### [What you should do]
Omit images. Retype all entries verbatim.

### [Items]
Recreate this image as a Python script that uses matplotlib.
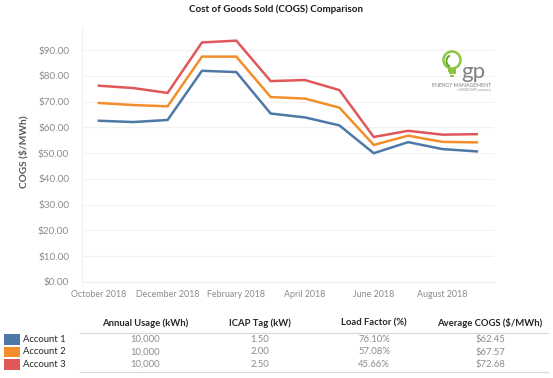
import matplotlib
matplotlib.use("Agg")
import matplotlib.pyplot as plt
from matplotlib.patches import Rectangle, Circle, Arc
from matplotlib.lines import Line2D
import numpy as np

plt.rcParams['font.family'] = ['Lato', 'DejaVu Sans']

months = ["October 2018", "November 2018", "December 2018", "January 2018",
          "February 2018", "March 2018", "April 2018", "May 2018",
          "June 2018", "July 2018", "August 2018", "September 2018"]
account1 = [62.6, 62.1, 62.9, 82.0, 81.5, 65.4, 63.9, 60.8, 50.0, 54.3, 51.6, 50.7]
account2 = [69.5, 68.7, 68.2, 87.5, 87.5, 71.8, 71.2, 67.7, 53.2, 56.8, 54.4, 54.2]
account3 = [76.2, 75.3, 73.4, 93.0, 93.7, 78.0, 78.4, 74.5, 56.3, 58.7, 57.2, 57.4]

account_names = ["Account 1", "Account 2", "Account 3"]
colors = ["#4E79A7", "#F28E2B", "#E15759"]
headers = ["Annual Usage (kWh)", "ICAP Tag (kW)", "Load Factor (%)", "Average COGS ($/MWh)"]
annual_usage = ["10,000", "10,000", "10,000"]
icap_tag = ["1.50", "2.00", "2.50"]
load_factor = ["76.10%", "57.08%", "45.66%"]
avg_cogs = ["$62.45", "$67.57", "$72.68"]
yticks = [0, 10, 20, 30, 40, 50, 60, 70, 80, 90]

W, H = 553, 378
fig = plt.figure(figsize=(W / 100, H / 100), dpi=100)

def fx(x):
    return x / W

def fy(y):
    return 1 - y / H

ax = fig.add_axes([fx(81.7), fy(282), fx(494) - fx(81.7), fy(27) - fy(282)])
x = np.arange(len(months))
for vals, c in zip([account1, account2, account3], colors):
    ax.plot(x, vals, color=c, lw=1.8, solid_joinstyle='miter')

ax.set_xlim(-0.5, len(months) - 0.5)
ax.set_ylim(0, 99)
ax.set_yticks(yticks)
ax.set_yticklabels([f"${v:.2f}" for v in yticks])
ax.set_xticks(x[::2])
ax.set_xticklabels(months[::2])
ax.tick_params(axis='both', length=0, colors='#8c8c8c', labelsize=6.4)
ax.tick_params(axis='y', pad=9, labelsize=7.2)
ax.tick_params(axis='x', pad=6)
ax.grid(axis='y', color='#f2f2f2', lw=0.8)
ax.set_axisbelow(True)
for s in ['top', 'right']:
    ax.spines[s].set_visible(False)
ax.spines['left'].set_color('#f0f0f0')
ax.spines['bottom'].set_color('#eeeeee')
ax.spines['left'].set_linewidth(0.8)
ax.spines['bottom'].set_linewidth(0.8)

fig.text(fx(276), fy(9.5), "Cost of Goods Sold (COGS) Comparison", ha='center', va='center',
         fontsize=7.0, fontweight='bold', color='#1a1a1a')
fig.text(fx(23.5), fy(152), "COGS ($/MWh)", rotation=90, ha='center', va='center',
         fontsize=7.3, fontweight='bold', color='#595959')

# logo
lax = fig.add_axes([0, 0, 1, 1], facecolor='none')
lax.set_xlim(0, W)
lax.set_ylim(H, 0)
lax.axis('off')
green = '#8CC63F'
lax.add_patch(Circle((452, 60), 8.5, fill=False, ec=green, lw=1.8))
lax.add_patch(Arc((451, 61), 9, 11, theta1=100, theta2=260, ec='#5aa02c', lw=1.3))
lax.add_patch(Rectangle((448, 68.5), 8, 3, color=green, lw=0))
lax.add_patch(Rectangle((448.5, 72.3), 7, 2, color=green, lw=0))
lax.add_patch(Rectangle((450, 75.2), 4, 1.5, color=green, lw=0))
lax.text(461.5, 78, "gp", fontsize=16, color='#808080', ha='left', va='baseline')
lax.text(491.5, 85.5, "ENERGY MANAGEMENT", fontsize=3.7, color='#7a7a7a', ha='right', va='center')
lax.text(491.5, 90.5, "a SENDCAPE company", fontsize=2.4, color='#9a9a9a', ha='right', va='center')

# table
col_x = [145, 259.5, 374, 490]
header_y = 323
row_y = [339.5, 352, 364.3]
for cx, h in zip(col_x, headers):
    lax.text(cx, header_y, h, ha='center', va='center', fontsize=6.8,
             fontweight='bold', color='#262626')
lax.add_line(Line2D([79.5, 547.5], [332.5, 332.5], color='#d9d9d9', lw=0.9))
lax.add_line(Line2D([79.5, 547.5], [371.5, 371.5], color='#d9d9d9', lw=0.9))
for i, (name, c) in enumerate(zip(account_names, colors)):
    y = row_y[i]
    lax.add_patch(Rectangle((3.5, y - 5.2), 16, 10.4, color=c, lw=0))
    lax.text(23, y, name, ha='left', va='center', fontsize=6.8, color='#262626')
    for cx, col in zip(col_x, [annual_usage, icap_tag, load_factor, avg_cogs]):
        lax.text(cx, y, col[i], ha='center', va='center', fontsize=6.8, color='#8c8c8c')

fig.savefig("out.png", dpi=100, facecolor='white')
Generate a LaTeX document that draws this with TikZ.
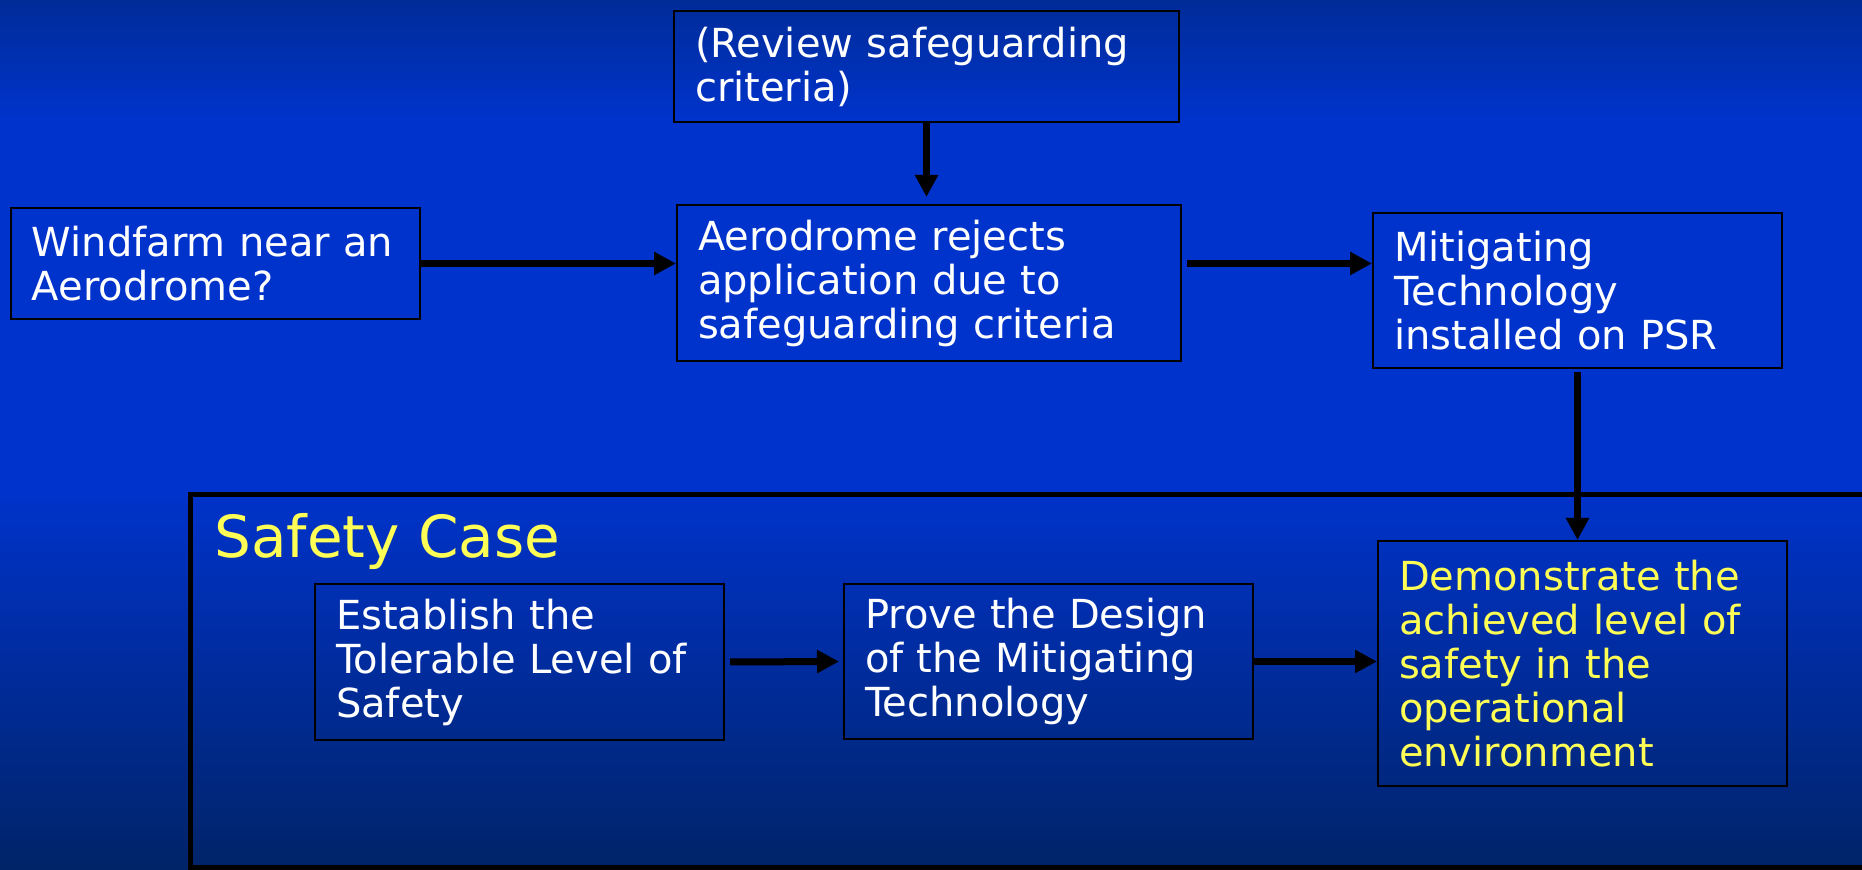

### [Solved exercise]
Recreate this image as a Python script that uses matplotlib.
import matplotlib
matplotlib.use("Agg")
import matplotlib.pyplot as plt
from matplotlib.patches import Rectangle, Circle, Arc
from matplotlib.lines import Line2D
import numpy as np

plt.rcParams['font.family'] = ['Lato', 'DejaVu Sans']

months = ["October 2018", "November 2018", "December 2018", "January 2018",
          "February 2018", "March 2018", "April 2018", "May 2018",
          "June 2018", "July 2018", "August 2018", "September 2018"]
account1 = [62.6, 62.1, 62.9, 82.0, 81.5, 65.4, 63.9, 60.8, 50.0, 54.3, 51.6, 50.7]
account2 = [69.5, 68.7, 68.2, 87.5, 87.5, 71.8, 71.2, 67.7, 53.2, 56.8, 54.4, 54.2]
account3 = [76.2, 75.3, 73.4, 93.0, 93.7, 78.0, 78.4, 74.5, 56.3, 58.7, 57.2, 57.4]

account_names = ["Account 1", "Account 2", "Account 3"]
colors = ["#4E79A7", "#F28E2B", "#E15759"]
headers = ["Annual Usage (kWh)", "ICAP Tag (kW)", "Load Factor (%)", "Average COGS ($/MWh)"]
annual_usage = ["10,000", "10,000", "10,000"]
icap_tag = ["1.50", "2.00", "2.50"]
load_factor = ["76.10%", "57.08%", "45.66%"]
avg_cogs = ["$62.45", "$67.57", "$72.68"]
yticks = [0, 10, 20, 30, 40, 50, 60, 70, 80, 90]

W, H = 553, 378
fig = plt.figure(figsize=(W / 100, H / 100), dpi=100)

def fx(x):
    return x / W

def fy(y):
    return 1 - y / H

ax = fig.add_axes([fx(81.7), fy(282), fx(494) - fx(81.7), fy(27) - fy(282)])
x = np.arange(len(months))
for vals, c in zip([account1, account2, account3], colors):
    ax.plot(x, vals, color=c, lw=1.8, solid_joinstyle='miter')

ax.set_xlim(-0.5, len(months) - 0.5)
ax.set_ylim(0, 99)
ax.set_yticks(yticks)
ax.set_yticklabels([f"${v:.2f}" for v in yticks])
ax.set_xticks(x[::2])
ax.set_xticklabels(months[::2])
ax.tick_params(axis='both', length=0, colors='#8c8c8c', labelsize=6.4)
ax.tick_params(axis='y', pad=9, labelsize=7.2)
ax.tick_params(axis='x', pad=6)
ax.grid(axis='y', color='#f2f2f2', lw=0.8)
ax.set_axisbelow(True)
for s in ['top', 'right']:
    ax.spines[s].set_visible(False)
ax.spines['left'].set_color('#f0f0f0')
ax.spines['bottom'].set_color('#eeeeee')
ax.spines['left'].set_linewidth(0.8)
ax.spines['bottom'].set_linewidth(0.8)

fig.text(fx(276), fy(9.5), "Cost of Goods Sold (COGS) Comparison", ha='center', va='center',
         fontsize=7.0, fontweight='bold', color='#1a1a1a')
fig.text(fx(23.5), fy(152), "COGS ($/MWh)", rotation=90, ha='center', va='center',
         fontsize=7.3, fontweight='bold', color='#595959')

# logo
lax = fig.add_axes([0, 0, 1, 1], facecolor='none')
lax.set_xlim(0, W)
lax.set_ylim(H, 0)
lax.axis('off')
green = '#8CC63F'
lax.add_patch(Circle((452, 60), 8.5, fill=False, ec=green, lw=1.8))
lax.add_patch(Arc((451, 61), 9, 11, theta1=100, theta2=260, ec='#5aa02c', lw=1.3))
lax.add_patch(Rectangle((448, 68.5), 8, 3, color=green, lw=0))
lax.add_patch(Rectangle((448.5, 72.3), 7, 2, color=green, lw=0))
lax.add_patch(Rectangle((450, 75.2), 4, 1.5, color=green, lw=0))
lax.text(461.5, 78, "gp", fontsize=16, color='#808080', ha='left', va='baseline')
lax.text(491.5, 85.5, "ENERGY MANAGEMENT", fontsize=3.7, color='#7a7a7a', ha='right', va='center')
lax.text(491.5, 90.5, "a SENDCAPE company", fontsize=2.4, color='#9a9a9a', ha='right', va='center')

# table
col_x = [145, 259.5, 374, 490]
header_y = 323
row_y = [339.5, 352, 364.3]
for cx, h in zip(col_x, headers):
    lax.text(cx, header_y, h, ha='center', va='center', fontsize=6.8,
             fontweight='bold', color='#262626')
lax.add_line(Line2D([79.5, 547.5], [332.5, 332.5], color='#d9d9d9', lw=0.9))
lax.add_line(Line2D([79.5, 547.5], [371.5, 371.5], color='#d9d9d9', lw=0.9))
for i, (name, c) in enumerate(zip(account_names, colors)):
    y = row_y[i]
    lax.add_patch(Rectangle((3.5, y - 5.2), 16, 10.4, color=c, lw=0))
    lax.text(23, y, name, ha='left', va='center', fontsize=6.8, color='#262626')
    for cx, col in zip(col_x, [annual_usage, icap_tag, load_factor, avg_cogs]):
        lax.text(cx, y, col[i], ha='center', va='center', fontsize=6.8, color='#8c8c8c')

fig.savefig("out.png", dpi=100, facecolor='white')
Generate a LaTeX document that draws this with TikZ.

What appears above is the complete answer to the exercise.